[start]

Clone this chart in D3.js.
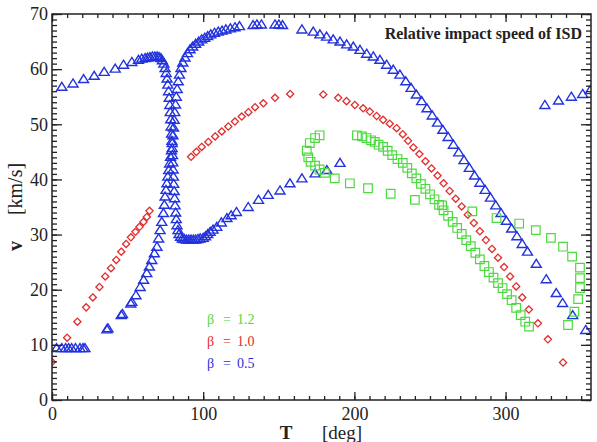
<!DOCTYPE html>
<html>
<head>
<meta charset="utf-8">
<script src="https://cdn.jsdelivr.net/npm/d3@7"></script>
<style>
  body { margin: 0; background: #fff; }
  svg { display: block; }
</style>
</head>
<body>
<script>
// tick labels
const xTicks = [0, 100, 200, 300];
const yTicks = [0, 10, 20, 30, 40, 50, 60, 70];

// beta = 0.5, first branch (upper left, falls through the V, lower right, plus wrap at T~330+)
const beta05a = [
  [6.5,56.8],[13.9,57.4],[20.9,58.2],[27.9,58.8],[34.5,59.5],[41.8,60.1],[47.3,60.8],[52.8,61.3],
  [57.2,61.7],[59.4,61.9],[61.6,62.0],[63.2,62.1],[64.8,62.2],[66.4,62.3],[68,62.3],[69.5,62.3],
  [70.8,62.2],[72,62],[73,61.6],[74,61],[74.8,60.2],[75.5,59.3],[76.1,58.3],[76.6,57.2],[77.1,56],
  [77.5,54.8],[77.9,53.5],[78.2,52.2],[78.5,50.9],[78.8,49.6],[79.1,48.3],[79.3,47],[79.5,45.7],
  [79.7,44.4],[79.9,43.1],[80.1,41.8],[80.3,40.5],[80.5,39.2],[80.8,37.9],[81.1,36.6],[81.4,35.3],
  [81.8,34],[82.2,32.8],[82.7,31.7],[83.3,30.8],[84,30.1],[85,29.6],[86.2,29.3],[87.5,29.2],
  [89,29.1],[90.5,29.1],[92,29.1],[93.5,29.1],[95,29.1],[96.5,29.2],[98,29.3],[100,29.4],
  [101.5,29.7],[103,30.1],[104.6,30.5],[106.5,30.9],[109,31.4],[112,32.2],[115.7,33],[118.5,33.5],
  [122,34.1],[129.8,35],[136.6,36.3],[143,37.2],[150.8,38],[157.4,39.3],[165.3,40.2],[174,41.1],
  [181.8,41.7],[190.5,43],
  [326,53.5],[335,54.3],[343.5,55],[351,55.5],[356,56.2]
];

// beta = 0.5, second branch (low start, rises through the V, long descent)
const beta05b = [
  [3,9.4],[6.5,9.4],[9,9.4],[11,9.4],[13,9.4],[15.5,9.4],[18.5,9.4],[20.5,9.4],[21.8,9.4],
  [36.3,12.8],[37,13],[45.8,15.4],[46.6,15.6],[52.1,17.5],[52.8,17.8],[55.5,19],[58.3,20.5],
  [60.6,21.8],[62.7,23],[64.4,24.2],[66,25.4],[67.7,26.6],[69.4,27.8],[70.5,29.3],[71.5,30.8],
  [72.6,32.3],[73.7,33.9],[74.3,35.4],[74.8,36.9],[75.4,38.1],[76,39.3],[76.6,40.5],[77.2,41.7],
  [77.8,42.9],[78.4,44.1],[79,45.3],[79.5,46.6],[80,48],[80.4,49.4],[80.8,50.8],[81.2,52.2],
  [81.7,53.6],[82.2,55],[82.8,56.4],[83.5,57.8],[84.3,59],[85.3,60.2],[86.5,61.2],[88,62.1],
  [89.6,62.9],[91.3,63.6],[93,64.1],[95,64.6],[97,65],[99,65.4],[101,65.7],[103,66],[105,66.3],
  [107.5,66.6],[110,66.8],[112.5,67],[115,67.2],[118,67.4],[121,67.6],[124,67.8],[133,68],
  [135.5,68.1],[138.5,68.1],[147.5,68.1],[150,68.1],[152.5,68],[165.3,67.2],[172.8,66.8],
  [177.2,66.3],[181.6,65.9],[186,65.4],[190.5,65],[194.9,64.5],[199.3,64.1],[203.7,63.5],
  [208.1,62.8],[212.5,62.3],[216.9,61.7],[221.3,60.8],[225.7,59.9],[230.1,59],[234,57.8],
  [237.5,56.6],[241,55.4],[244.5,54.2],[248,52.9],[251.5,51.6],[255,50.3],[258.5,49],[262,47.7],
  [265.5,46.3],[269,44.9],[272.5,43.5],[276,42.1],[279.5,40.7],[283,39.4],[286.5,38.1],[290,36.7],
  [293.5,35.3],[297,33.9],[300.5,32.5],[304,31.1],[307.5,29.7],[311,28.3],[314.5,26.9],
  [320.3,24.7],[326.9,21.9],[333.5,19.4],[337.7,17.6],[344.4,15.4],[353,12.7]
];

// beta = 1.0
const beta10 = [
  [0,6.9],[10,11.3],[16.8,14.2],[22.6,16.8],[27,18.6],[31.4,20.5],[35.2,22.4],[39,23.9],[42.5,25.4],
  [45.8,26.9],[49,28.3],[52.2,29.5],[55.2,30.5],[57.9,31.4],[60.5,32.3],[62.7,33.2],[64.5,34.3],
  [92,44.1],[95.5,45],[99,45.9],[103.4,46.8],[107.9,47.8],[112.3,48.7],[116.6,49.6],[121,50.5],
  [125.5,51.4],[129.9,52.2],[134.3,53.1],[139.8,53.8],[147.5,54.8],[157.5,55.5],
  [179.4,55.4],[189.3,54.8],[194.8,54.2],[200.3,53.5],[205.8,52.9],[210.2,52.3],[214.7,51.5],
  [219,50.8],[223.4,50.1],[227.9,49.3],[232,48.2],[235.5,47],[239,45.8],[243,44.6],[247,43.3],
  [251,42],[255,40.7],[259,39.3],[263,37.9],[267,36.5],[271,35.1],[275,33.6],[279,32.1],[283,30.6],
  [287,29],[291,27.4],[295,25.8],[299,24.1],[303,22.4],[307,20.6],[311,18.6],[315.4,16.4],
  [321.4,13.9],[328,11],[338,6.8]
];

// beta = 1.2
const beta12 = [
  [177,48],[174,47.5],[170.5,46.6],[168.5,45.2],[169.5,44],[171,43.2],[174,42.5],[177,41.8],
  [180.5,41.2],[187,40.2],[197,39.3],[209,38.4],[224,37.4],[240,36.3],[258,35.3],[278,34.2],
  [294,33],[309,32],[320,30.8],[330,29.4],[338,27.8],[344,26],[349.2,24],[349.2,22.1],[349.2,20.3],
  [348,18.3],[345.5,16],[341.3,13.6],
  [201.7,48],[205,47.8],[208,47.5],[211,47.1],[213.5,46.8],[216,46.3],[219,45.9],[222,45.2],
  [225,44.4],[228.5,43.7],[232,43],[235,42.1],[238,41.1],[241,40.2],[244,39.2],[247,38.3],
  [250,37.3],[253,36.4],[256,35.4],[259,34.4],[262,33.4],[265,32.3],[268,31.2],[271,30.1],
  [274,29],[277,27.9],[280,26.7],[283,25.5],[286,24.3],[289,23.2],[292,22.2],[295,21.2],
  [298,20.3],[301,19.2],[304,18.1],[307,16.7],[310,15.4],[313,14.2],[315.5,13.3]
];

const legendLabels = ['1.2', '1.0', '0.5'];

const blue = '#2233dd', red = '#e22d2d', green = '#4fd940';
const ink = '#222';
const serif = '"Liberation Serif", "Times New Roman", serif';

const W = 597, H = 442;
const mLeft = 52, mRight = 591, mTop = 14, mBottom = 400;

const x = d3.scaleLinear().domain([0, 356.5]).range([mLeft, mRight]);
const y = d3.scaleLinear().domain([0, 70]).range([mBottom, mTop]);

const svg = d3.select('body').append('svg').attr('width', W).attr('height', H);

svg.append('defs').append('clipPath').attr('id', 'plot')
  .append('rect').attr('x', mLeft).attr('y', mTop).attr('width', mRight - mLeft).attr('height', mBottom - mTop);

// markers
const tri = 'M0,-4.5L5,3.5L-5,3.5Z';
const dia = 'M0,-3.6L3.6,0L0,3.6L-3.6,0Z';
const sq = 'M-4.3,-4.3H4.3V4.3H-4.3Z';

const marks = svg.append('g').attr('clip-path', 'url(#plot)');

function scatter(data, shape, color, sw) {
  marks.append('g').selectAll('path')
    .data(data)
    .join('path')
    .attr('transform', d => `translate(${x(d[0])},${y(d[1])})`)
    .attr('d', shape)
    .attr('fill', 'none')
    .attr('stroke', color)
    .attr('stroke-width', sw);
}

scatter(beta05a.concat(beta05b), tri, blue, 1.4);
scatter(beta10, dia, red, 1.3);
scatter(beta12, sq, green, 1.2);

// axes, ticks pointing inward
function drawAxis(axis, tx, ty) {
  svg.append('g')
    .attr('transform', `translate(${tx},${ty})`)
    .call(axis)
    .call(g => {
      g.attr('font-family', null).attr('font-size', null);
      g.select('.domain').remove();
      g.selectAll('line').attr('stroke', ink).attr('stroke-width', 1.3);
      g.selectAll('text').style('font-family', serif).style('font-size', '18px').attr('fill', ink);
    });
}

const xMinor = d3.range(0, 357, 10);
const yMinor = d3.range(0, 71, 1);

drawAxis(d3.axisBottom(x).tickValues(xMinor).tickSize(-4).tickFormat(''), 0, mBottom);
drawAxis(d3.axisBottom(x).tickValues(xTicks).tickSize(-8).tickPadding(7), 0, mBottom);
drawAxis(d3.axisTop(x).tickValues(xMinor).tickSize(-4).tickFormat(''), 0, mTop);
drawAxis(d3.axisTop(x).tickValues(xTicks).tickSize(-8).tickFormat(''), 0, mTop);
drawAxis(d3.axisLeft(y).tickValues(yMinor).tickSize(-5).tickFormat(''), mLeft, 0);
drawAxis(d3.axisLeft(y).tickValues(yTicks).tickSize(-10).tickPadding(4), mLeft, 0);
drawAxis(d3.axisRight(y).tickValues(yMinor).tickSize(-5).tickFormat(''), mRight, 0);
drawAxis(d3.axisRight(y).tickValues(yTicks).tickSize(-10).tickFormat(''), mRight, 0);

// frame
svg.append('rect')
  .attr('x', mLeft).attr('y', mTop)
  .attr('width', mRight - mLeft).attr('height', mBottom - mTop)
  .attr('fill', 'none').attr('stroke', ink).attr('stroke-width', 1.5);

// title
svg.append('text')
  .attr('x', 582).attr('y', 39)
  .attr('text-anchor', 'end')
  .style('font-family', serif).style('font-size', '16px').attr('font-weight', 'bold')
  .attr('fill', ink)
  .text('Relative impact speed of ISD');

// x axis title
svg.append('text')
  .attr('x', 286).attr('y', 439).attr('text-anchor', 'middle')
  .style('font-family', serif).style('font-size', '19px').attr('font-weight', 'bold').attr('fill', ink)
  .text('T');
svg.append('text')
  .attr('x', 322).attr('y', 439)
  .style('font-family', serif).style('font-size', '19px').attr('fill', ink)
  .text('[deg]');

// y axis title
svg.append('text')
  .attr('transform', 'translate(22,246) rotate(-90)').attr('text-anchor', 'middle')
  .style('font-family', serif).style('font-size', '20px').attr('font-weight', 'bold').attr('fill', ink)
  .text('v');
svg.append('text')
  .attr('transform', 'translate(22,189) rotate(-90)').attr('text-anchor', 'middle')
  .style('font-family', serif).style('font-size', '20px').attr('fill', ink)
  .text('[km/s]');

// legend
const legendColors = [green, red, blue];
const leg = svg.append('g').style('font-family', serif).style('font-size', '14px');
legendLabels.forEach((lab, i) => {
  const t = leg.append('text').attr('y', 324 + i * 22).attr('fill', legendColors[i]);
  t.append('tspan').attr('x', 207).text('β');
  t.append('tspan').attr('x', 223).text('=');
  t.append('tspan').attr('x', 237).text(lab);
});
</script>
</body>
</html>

[end]

● Your task:
Quote, please, every line of the material above from its start through the line that has "const yTicks = [0, 10, 20, 30, 40, 50, 60, 70];", reproducing the words exactly and dropping any images.

● Solution to the problem:
Clone this chart in D3.js.
<!DOCTYPE html>
<html>
<head>
<meta charset="utf-8">
<script src="https://cdn.jsdelivr.net/npm/d3@7"></script>
<style>
  body { margin: 0; background: #fff; }
  svg { display: block; }
</style>
</head>
<body>
<script>
// tick labels
const xTicks = [0, 100, 200, 300];
const yTicks = [0, 10, 20, 30, 40, 50, 60, 70];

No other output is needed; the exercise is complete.